The first round of talks will be held in the country in the first half of 2016.
The move to launch negotiations was made between Philippine Department of Trade and Industry (DTI) Secretary Gregory Domingo and European Union (EU) Trade Commissioner Cecilia Malmström.
Negotiations will also include access to public procurement markets as well as additional disciplines in the area of competition and protection of intellectual property rights.
In addition, the prospective FTA will include a comprehensive chapter that will ensure that closer economic relations between the Philippines and the EU go hand in hand with environmental protection and social development.
“EU is one of the country’s largest trading partners and investment sources.
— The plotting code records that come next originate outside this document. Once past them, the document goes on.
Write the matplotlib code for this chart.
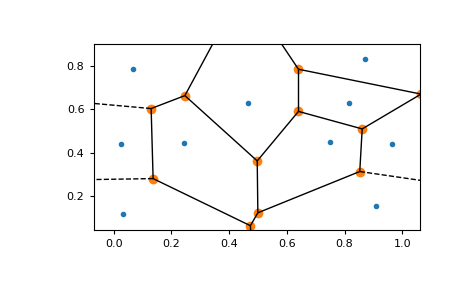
import numpy as np
import matplotlib
matplotlib.use("Agg")
import matplotlib.pyplot as plt
import matplotlib.tri as mtri
from matplotlib.collections import LineCollection

# Generator points
point_x = [0.0657, 0.4637, 0.872, 0.8166, 0.0242, 0.2422, 0.0311, 0.7509, 0.9654, 0.910]
point_y = [0.789, 0.628, 0.833, 0.628, 0.4394, 0.444, 0.117, 0.4486, 0.4394, 0.154]

pts = np.column_stack([point_x, point_y])

# Voronoi diagram via Delaunay triangulation (circumcenters)
tri = mtri.Triangulation(pts[:, 0], pts[:, 1])
T = tri.triangles
nbrs = tri.neighbors


def circumcenter(a, b, c):
    d = 2 * (a[0] * (b[1] - c[1]) + b[0] * (c[1] - a[1]) + c[0] * (a[1] - b[1]))
    ux = ((a @ a) * (b[1] - c[1]) + (b @ b) * (c[1] - a[1]) + (c @ c) * (a[1] - b[1])) / d
    uy = ((a @ a) * (c[0] - b[0]) + (b @ b) * (a[0] - c[0]) + (c @ c) * (b[0] - a[0])) / d
    return np.array([ux, uy])


verts = np.array([circumcenter(pts[t[0]], pts[t[1]], pts[t[2]]) for t in T])

center = pts.mean(axis=0)
ptp_bound = np.ptp(pts, axis=0)
aspect_factor = abs(ptp_bound.max() / ptp_bound.min())
finite, infinite = [], []
for ti in range(len(T)):
    for j in range(3):
        nb = nbrs[ti, j]
        p0, p1 = T[ti, j], T[ti, (j + 1) % 3]
        if nb == -1:
            tv = pts[p1] - pts[p0]
            tv = tv / np.linalg.norm(tv)
            n = np.array([-tv[1], tv[0]])
            mid = (pts[p0] + pts[p1]) / 2
            direction = np.sign(np.dot(mid - center, n)) * n
            far = verts[ti] + direction * ptp_bound.max() * aspect_factor
            infinite.append([verts[ti], far])
        elif nb > ti:
            finite.append([verts[ti], verts[nb]])

fig = plt.figure(figsize=(4.65, 2.88), dpi=100)
ax = fig.add_axes([93.5 / 465, (288 - 229.5) / 288, 326 / 465, 186 / 288])

ax.plot(pts[:, 0], pts[:, 1], '.')
ax.plot(verts[:, 0], verts[:, 1], 'o')
ax.add_collection(LineCollection(finite, colors='k', lw=1.0, linestyle='solid'))
ax.add_collection(LineCollection(infinite, colors='k', lw=1.0, linestyle='dashed'))

margin = 0.1 * ptp_bound
lo = pts.min(axis=0) - margin
hi = pts.max(axis=0) + margin
ax.set_xlim(lo[0], hi[0])
ax.set_ylim(lo[1], hi[1])
ax.tick_params(labelsize=8, length=3)

fig.savefig("out.png", dpi=100)
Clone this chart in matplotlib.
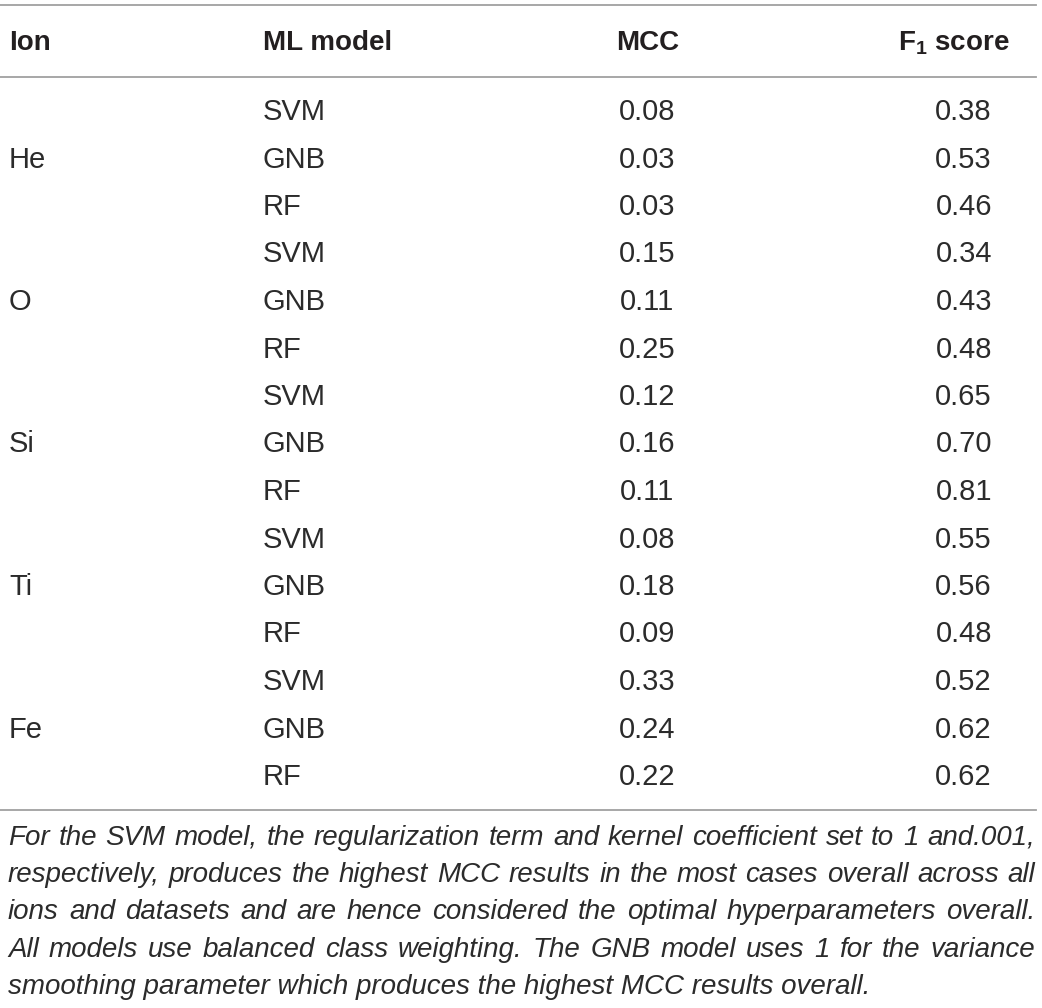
import matplotlib.pyplot as plt

# table data
ions = ['He', 'O', 'Si', 'Ti', 'Fe']
models = ['SVM', 'GNB', 'RF']
mcc = [0.08, 0.03, 0.03, 0.15, 0.11, 0.25, 0.12, 0.16, 0.11,
       0.08, 0.18, 0.09, 0.33, 0.24, 0.22]
f1 = [0.38, 0.53, 0.46, 0.34, 0.43, 0.48, 0.65, 0.70, 0.81,
      0.55, 0.56, 0.48, 0.52, 0.62, 0.62]
headers = ['Ion', 'ML model', 'MCC', r'F$_\mathregular{1}$ score']
footnote = ['For the SVM model, the regularization term and kernel coefficient set to 1 and.001,',
            'respectively, produces the highest MCC results in the most cases overall across all',
            'ions and datasets and are hence considered the optimal hyperparameters overall.',
            'All models use balanced class weighting. The GNB model uses 1 for the variance',
            'smoothing parameter which produces the highest MCC results overall.']

W, H = 1042, 1008
fig = plt.figure(figsize=(W / 100, H / 100), dpi=100)
ax = fig.add_axes([0, 0, 1, 1])
ax.set_xlim(0, W)
ax.set_ylim(H, 0)
ax.axis('off')

txt = '#231f20'
body_c = '#2b2b2b'
line_c = '#a0a0a0'
fam = 'Liberation Sans'

# rules
for y in [5, 77, 810]:
    ax.plot([0, 1036], [y, y], color=line_c, lw=1.3)

# header
hy = 43
hkw = dict(fontsize=20, fontweight='bold', family=fam, color=txt, va='center')
ax.text(9, hy, headers[0], **hkw)
ax.text(263, hy, headers[1], **hkw)
ax.text(648, hy, headers[2], ha='center', **hkw)
ax.text(1010, hy, headers[3], ha='right', **hkw)

# rows
bkw = dict(fontsize=21, family=fam, color=body_c, va='center')
y0, dy = 112, 47.5
for i in range(len(mcc)):
    y = y0 + i * dy
    if i % 3 == 1:
        ax.text(9, y, ions[i // 3], **bkw)
    ax.text(263, y, models[i % 3], **bkw)
    ax.text(647, y, '%.2f' % mcc[i], ha='center', **bkw)
    ax.text(992, y, '%.2f' % f1[i], ha='right', **bkw)

# footnote, justified between x0 and x1
fkw = dict(fontsize=20, family=fam, style='italic', color=body_c, va='center')
x0, x1 = 8, 1035
renderer = fig.canvas.get_renderer()
for j, line in enumerate(footnote):
    y = 838 + j * 37.2
    if j == len(footnote) - 1:
        ax.text(x0, y, line, **fkw)
        continue
    words = line.split(' ')
    objs = [ax.text(0, y, w, **fkw) for w in words]
    widths = [o.get_window_extent(renderer).width for o in objs]
    gap = (x1 - x0 - sum(widths)) / (len(words) - 1)
    x = x0
    for o, w in zip(objs, widths):
        o.set_x(x)
        x += w + gap

fig.savefig('out.png', dpi=100)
We would like to lock in the duty-free market access we obtained through the EU GSP-plus last year and expand this preferential access to substantially all the traded products to EU. As with our recent experience with GSP-plus, we are optimistic that investments will start to come in with improvements in market access,” Domingo said.
“With improved market access and greater opportunity for investments, supported by commitments on sustainable development, we are confident that this FTA will contribute to the country’s objective of creating decent jobs,” he added.
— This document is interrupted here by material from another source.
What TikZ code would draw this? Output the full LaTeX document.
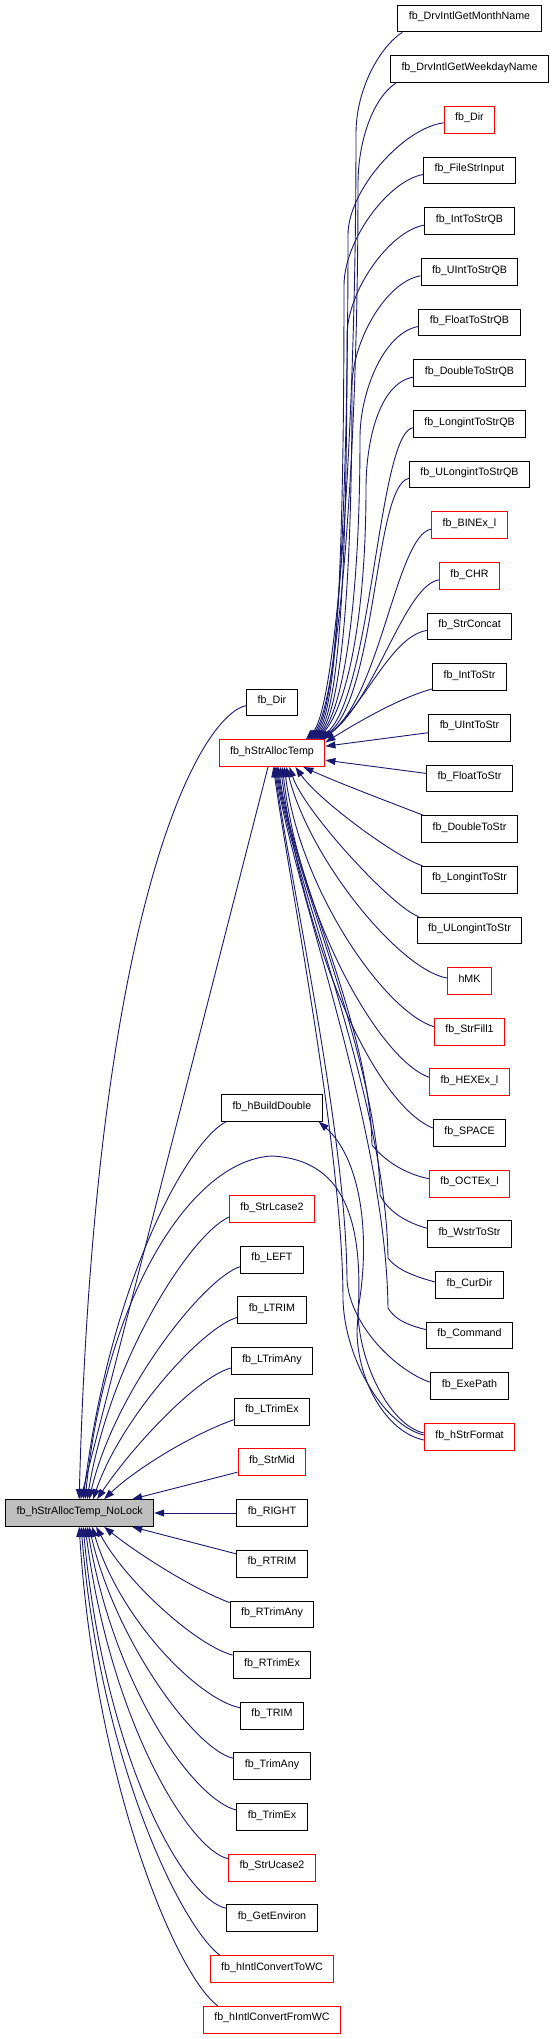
\documentclass[tikz,border=0pt]{standalone}
\usepackage{fontspec}
\setmainfont{Liberation Sans}
\usetikzlibrary{arrows.meta,calc}
\definecolor{edgec}{HTML}{191970}
\definecolor{nodegray}{HTML}{BFBFBF}
\definecolor{nodered}{HTML}{FF0000}
\tikzset{
 box/.style={draw=black, line width=1pt, rectangle, minimum height=26.7pt, inner xsep=11pt, text height=7.7pt, text depth=5.3pt, font=\fontsize{10.7pt}{12pt}\selectfont, fill=white},
 redbox/.style={box, draw=nodered},
 graybox/.style={box, fill=nodegray},
 conn/.style={draw=edgec, line width=0.9pt, -{Triangle[length=10pt,width=7pt]}},
}
\begin{document}
\begin{tikzpicture}[x=1pt,y=-1pt]
\fill[white] (0,0) rectangle (555,2039);
\useasboundingbox (0,0) rectangle (555,2039);
% right column
\node[box]    (r1)  at (469.5,18.5)   {fb\_DrvIntlGetMonthName};
\node[box]    (r2)  at (469.5,69.2)   {fb\_DrvIntlGetWeekdayName};
\node[redbox] (r3)  at (469.5,119.8)  {fb\_Dir};
\node[box]    (r4)  at (469.5,170.5)  {fb\_FileStrInput};
\node[box]    (r5)  at (469.5,221.1)  {fb\_IntToStrQB};
\node[box]    (r6)  at (469.5,271.8)  {fb\_UIntToStrQB};
\node[box]    (r7)  at (469.5,322.5)  {fb\_FloatToStrQB};
\node[box]    (r8)  at (469.5,373.1)  {fb\_DoubleToStrQB};
\node[box]    (r9)  at (469.5,423.8)  {fb\_LongintToStrQB};
\node[box]    (r10) at (469.5,474.4)  {fb\_ULongintToStrQB};
\node[redbox] (r11) at (469.5,525.1)  {fb\_BINEx\_l};
\node[redbox] (r12) at (469.5,575.8)  {fb\_CHR};
\node[box]    (r13) at (469.5,626.4)  {fb\_StrConcat};
\node[box]    (r14) at (469.5,677.1)  {fb\_IntToStr};
\node[box]    (r15) at (469.5,727.7)  {fb\_UIntToStr};
\node[box]    (r16) at (469.5,778.4)  {fb\_FloatToStr};
\node[box]    (r17) at (469.5,829.1)  {fb\_DoubleToStr};
\node[box]    (r18) at (469.5,879.7)  {fb\_LongintToStr};
\node[box]    (r19) at (469.5,930.4)  {fb\_ULongintToStr};
\node[redbox] (r20) at (469.5,981)    {hMK};
\node[redbox] (r21) at (469.5,1031.7) {fb\_StrFill1};
\node[redbox] (r22) at (469.5,1082.3) {fb\_HEXEx\_l};
\node[box]    (r23) at (469.5,1133)   {fb\_SPACE};
\node[redbox] (r24) at (469.5,1183.7) {fb\_OCTEx\_l};
\node[box]    (r25) at (469.5,1234.3) {fb\_WstrToStr};
\node[box]    (r26) at (469.5,1285)   {fb\_CurDir};
\node[box]    (r27) at (469.5,1335.6) {fb\_Command};
\node[box]    (r28) at (469.5,1386.3) {fb\_ExePath};
\node[redbox] (hsf) at (469.5,1437)   {fb\_hStrFormat};
% middle column
\node[box]    (dirm)   at (272,702.5)  {fb\_Dir};
\node[redbox] (hsat)   at (272,753.2)  {fb\_hStrAllocTemp};
\node[box]    (hbd)    at (272,1107.8) {fb\_hBuildDouble};
\node[redbox] (lc2)    at (272,1209)   {fb\_StrLcase2};
\node[box]    (nleft)  at (272,1259.7) {fb\_LEFT};
\node[box]    (ltrim)  at (272,1310.3) {fb\_LTRIM};
\node[box]    (ltany)  at (272,1361)   {fb\_LTrimAny};
\node[box]    (ltex)   at (272,1411.7) {fb\_LTrimEx};
\node[redbox] (smid)   at (272,1462.3) {fb\_StrMid};
\node[box]    (nright) at (272,1513)   {fb\_RIGHT};
\node[box]    (rtrim)  at (272,1563.7) {fb\_RTRIM};
\node[box]    (rtany)  at (272,1614.4) {fb\_RTrimAny};
\node[box]    (rtex)   at (272,1665)   {fb\_RTrimEx};
\node[box]    (trim)   at (272,1715.7) {fb\_TRIM};
\node[box]    (tany)   at (272,1766.3) {fb\_TrimAny};
\node[box]    (tex)    at (272,1817)   {fb\_TrimEx};
\node[redbox] (uc2)    at (272,1867.7) {fb\_StrUcase2};
\node[box]    (genv)   at (272,1918.3) {fb\_GetEnviron};
\node[redbox] (towc)   at (272,1969)   {fb\_hIntlConvertToWC};
\node[redbox] (fromwc) at (272,2019.7) {fb\_hIntlConvertFromWC};
% callee
\node[graybox] (nl) at (79.7,1513) {fb\_hStrAllocTemp\_NoLock};

% ---- group A: into hStrAllocTemp top
\draw[conn] ($(r1.south west)+(5,0)$) .. controls +(-22,14) and +(0,-45) .. (356,133.5) .. controls +(0,333.6) and +(28,-28) .. ($(hsat.north east)+(-19.5,0)$);
\draw[conn] ($(r2.south west)+(6,0)$) .. controls +(-22,14) and +(0,-45) .. (358,184.2) .. controls +(0,305.7) and +(28,-28) .. ($(hsat.north east)+(-18,0)$);
\draw[conn] ($(r3.west)+(0,3)$) .. controls +(-40,5) and +(0,-45) .. (348,234.8) .. controls +(0,277.9) and +(28,-28) .. ($(hsat.north east)+(-16.5,0)$);
\draw[conn] ($(r4.west)+(0,4)$) .. controls +(-35,6) and +(0,-45) .. (344,285.5) .. controls +(0,250) and +(28,-28) .. ($(hsat.north east)+(-15,0)$);
\draw[conn] ($(r5.west)+(0,4)$) .. controls +(-35,6) and +(0,-45) .. (347,336.1) .. controls +(0,222.1) and +(28,-28) .. ($(hsat.north east)+(-13.5,0)$);
\draw[conn] ($(r6.west)+(0,4)$) .. controls +(-35,6) and +(0,-45) .. (352,386.8) .. controls +(0,194.3) and +(28,-28) .. ($(hsat.north east)+(-12,0)$);
\draw[conn] ($(r7.west)+(0,4)$) .. controls +(-35,6) and +(0,-45) .. (360,437.5) .. controls +(0,166.4) and +(28,-28) .. ($(hsat.north east)+(-10.5,0)$);
\draw[conn] ($(r8.west)+(0,4)$) .. controls +(-35,6) and +(0,-45) .. (366,488.1) .. controls +(0,138.5) and +(28,-28) .. ($(hsat.north east)+(-9,0)$);
\draw[conn] ($(r9.west)+(0,4)$) .. controls +(-35,6) and +(54,-40) .. ($(hsat.north east)+(-7.5,0)$);
\draw[conn] ($(r10.west)+(0,4)$) .. controls +(-35,6) and +(57.5,-40) .. ($(hsat.north east)+(-6,0)$);
\draw[conn] ($(r11.west)+(0,4)$) .. controls +(-35,6) and +(59,-40) .. ($(hsat.north east)+(-4.5,0)$);
\draw[conn] ($(r12.west)+(0,4)$) .. controls +(-35,6) and +(53.5,-40) .. ($(hsat.north east)+(-3,0)$);
\draw[conn] ($(r13.west)+(0,4)$) .. controls +(-35,6) and +(44,-40) .. ($(hsat.north east)+(-1.5,0)$);
% ---- group B
\draw[conn] ($(r14.south west)+(0,-2)$) .. controls +(-30,8) and +(35,-22) .. ($(hsat.north east)+(0,3)$);
\draw[conn] ($(r15.west)+(0,5)$) -- ($(hsat.east)+(0,-7)$);
\draw[conn] ($(r16.west)+(0,-5)$) -- ($(hsat.east)+(0,7)$);
\draw[conn] ($(r17.north west)+(2,0)$) .. controls +(-20,-8) and +(40,18) .. ($(hsat.south east)+(-22,0)$);
\draw[conn] ($(r18.north west)+(2,0)$) .. controls +(-25,-8) and +(25,35) .. ($(hsat.south east)+(-30,0)$);
\draw[conn] ($(r19.north west)+(2,0)$) .. controls +(-25,-8) and +(15,45) .. ($(hsat.south east)+(-36,0)$);
% ---- group C
\draw[conn] ($(r20.west)+(0,-3)$) .. controls +(-47,-8) and +(23.5,93.3) .. ($(hsat.south east)+(-39,0)$);
\draw[conn] ($(r21.west)+(0,-5)$) .. controls +(-49,-15) and +(15.5,123.3) .. ($(hsat.south east)+(-41,0)$);
\draw[conn] ($(r22.west)+(0,-5)$) .. controls +(-49,-17) and +(17.5,153.3) .. ($(hsat.south east)+(-43,0)$);
\draw[conn] ($(r23.west)+(0,-5)$) .. controls +(-57,-23) and +(24.5,183.3) .. ($(hsat.south east)+(-45,0)$);
\draw[conn] ($(r24.west)+(0,-5)$) .. controls +(-30,-6) and +(8,10) .. (372,1145) .. controls +(-2,-120) and +(15,110) .. ($(hsat.south east)+(-47,0)$);
\draw[conn] ($(r25.west)+(0,-6)$) .. controls +(-28,-8) and +(6,12) .. (380,1195) .. controls +(-2,-140) and +(15,110) .. ($(hsat.south east)+(-48,0)$);
\draw[conn] ($(r26.west)+(0,-3)$) .. controls +(-30,-8) and +(6,8) .. (388,1258) .. controls +(-2,-160) and +(15,110) .. ($(hsat.south east)+(-49,0)$);
\draw[conn] ($(r27.west)+(0,-6)$) .. controls +(-25,-6) and +(5,8) .. (388,1308) .. controls +(-2,-180) and +(15,110) .. ($(hsat.south east)+(-50,0)$);
\draw[conn] ($(r28.west)+(0,-4)$) .. controls +(-35,-12) and +(3,45) .. (347,1280) .. controls +(-1,-150) and +(15,110) .. ($(hsat.south east)+(-51,0)$);
\draw[conn] ($(hsf.west)+(0,-2)$) .. controls +(-40,-10) and +(2,60) .. (343,1300) .. controls +(0,-150) and +(15,110) .. ($(hsat.south east)+(-52,0)$);
% ---- hStrFormat to hBuildDouble and NoLock
\draw[conn] ($(hsf.west)+(0,-4)$) .. controls +(-35,-8) and +(0,50) .. (358,1310) .. controls +(14,-80) and +(40,35) .. ($(hbd.south east)+(-4,0)$);
\draw[conn] ($(hsf.west)+(0,3)$) .. controls +(-38,-8) and +(0,50) .. (357,1330) .. controls +(8,-100) and +(78,4) .. (272,1156) .. controls +(-82,4) and +(20,-200) .. ($(nl.north west)+(80,0)$);
% ---- into NoLock from above
\draw[conn] ($(dirm.west)+(0,3)$) .. controls +(-46,10) and +(16,-599.7) .. ($(nl.north west)+(74,0)$);
\draw[conn] ($(hsat.south)+(-4,0)$) -- ($(nl.north west)+(75.5,0)$);
\draw[conn] ($(hbd.south west)+(5,0)$) .. controls +(-37,18) and +(27,-219.7) .. ($(nl.north west)+(78,0)$);
\draw[conn] ($(lc2.west)+(0,8)$) .. controls +(-38.9,18) and +(23,-139.7) .. ($(nl.north west)+(82,0)$);
\draw[conn] ($(nleft.west)+(0,7)$) .. controls +(-35.5,11.3) and +(26,-109.7) .. ($(nl.north west)+(84,0)$);
\draw[conn] ($(ltrim.west)+(0,7)$) .. controls +(-36.5,10.7) and +(27,-79.7) .. ($(nl.north west)+(88,0)$);
\draw[conn] ($(ltany.west)+(0,7)$) .. controls +(-35.5,10) and +(33,-49.7) .. ($(nl.north west)+(92,0)$);
\draw[conn] ($(ltex.west)+(0,8)$) .. controls +(-43,15.3) and +(31,-29.7) .. ($(nl.north west)+(99,0)$);
\draw[conn] ($(smid.south west)+(0,-4)$) -- ($(nl.north west)+(127,0)$);
\draw[conn] (nright.west) -- (nl.east);
% ---- into NoLock from below
\draw[conn] ($(rtrim.north west)+(0,4)$) -- ($(nl.south west)+(127,0)$);
\draw[conn] ($(rtany.north west)+(0,2)$) .. controls +(-35,-13) and +(36,28.7) .. ($(nl.south west)+(99,0)$);
\draw[conn] ($(rtex.north west)+(0,4)$) .. controls +(-38,-10.7) and +(29,53.7) .. ($(nl.south west)+(91,0)$);
\draw[conn] ($(trim.west)+(0,-8)$) .. controls +(-40.5,-7.7) and +(28,93.7) .. ($(nl.south west)+(87,0)$);
\draw[conn] ($(tany.west)+(0,-8)$) .. controls +(-38,-8.3) and +(26,113.7) .. ($(nl.south west)+(84,0)$);
\draw[conn] ($(tex.west)+(0,-7)$) .. controls +(-41.5,-10) and +(28,163.7) .. ($(nl.south west)+(82,0)$);
\draw[conn] ($(uc2.west)+(0,-9)$) .. controls +(-39,-8.7) and +(25,193.7) .. ($(nl.south west)+(80,0)$);
\draw[conn] ($(genv.west)+(0,-10)$) .. controls +(-41.7,-8.3) and +(22,233.7) .. ($(nl.south west)+(78,0)$);
\draw[conn] ($(towc.north west)+(10,0)$) .. controls +(-39.5,-30.7) and +(19,233.7) .. ($(nl.south west)+(76,0)$);
\draw[conn] ($(fromwc.north west)+(15,0)$) .. controls +(-42.6,-31.3) and +(16,253.7) .. ($(nl.south west)+(74,0)$);
\end{tikzpicture}
\end{document}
The Philippines is one of the 10 members of the Association of Southeast Asian Nations (Asean) as well as the fifth largest economy in the region and the second biggest market in Asean. It is also the fifth Asean country to start negotiations for a bilateral free trade agreement with the EU.
Taken as a whole, Asean ranks as the eighth largest economy in the world and the EU’s third largest trading partner outside Europe, after the United States and China. Bilateral trade in goods and services between the EU and Asean reached P13 trillion ($275.2 billion) in 2013.
Negotiations for a region-to-region FTA with Asean were launched in 2007 and paused in 2009 to give way to a bilateral format of negotiation. These bilateral FTAs were conceived as building blocks towards a future region-to-region agreement. So far, the EU has completed bilateral agreements with Singapore (2014) and Vietnam (2015).
The EU is the Philippines’ fourth largest trading partner with bilateral trade amounting to P738 billion. On the other hand, the Philippines is the EU’s sixth largest trading partner in Asean and 44th worldwide.
The Philippines’ main exports to the EU a office and telecommunication equipment, machinery, food products, and optical and photographic instruments. Its main imports from the EU are transport equipment, machinery, food products, chemicals, and electronic components. Trade in services between the EU and the Philippines was worth P169 billion in 2013.
The EU is also the largest foreign investor in the Philippines, with a foreign direct investment stock in the country of over P366 billion.
Relations between the Philippines and EU are governed today by the Partnership and Cooperation Agreement signed in July 2012. The Philippines has also been benefitting since the end of 2014 from the enhanced trade preferences granted by the EU under the Generalised Scheme of Preferences (GSP)-plus.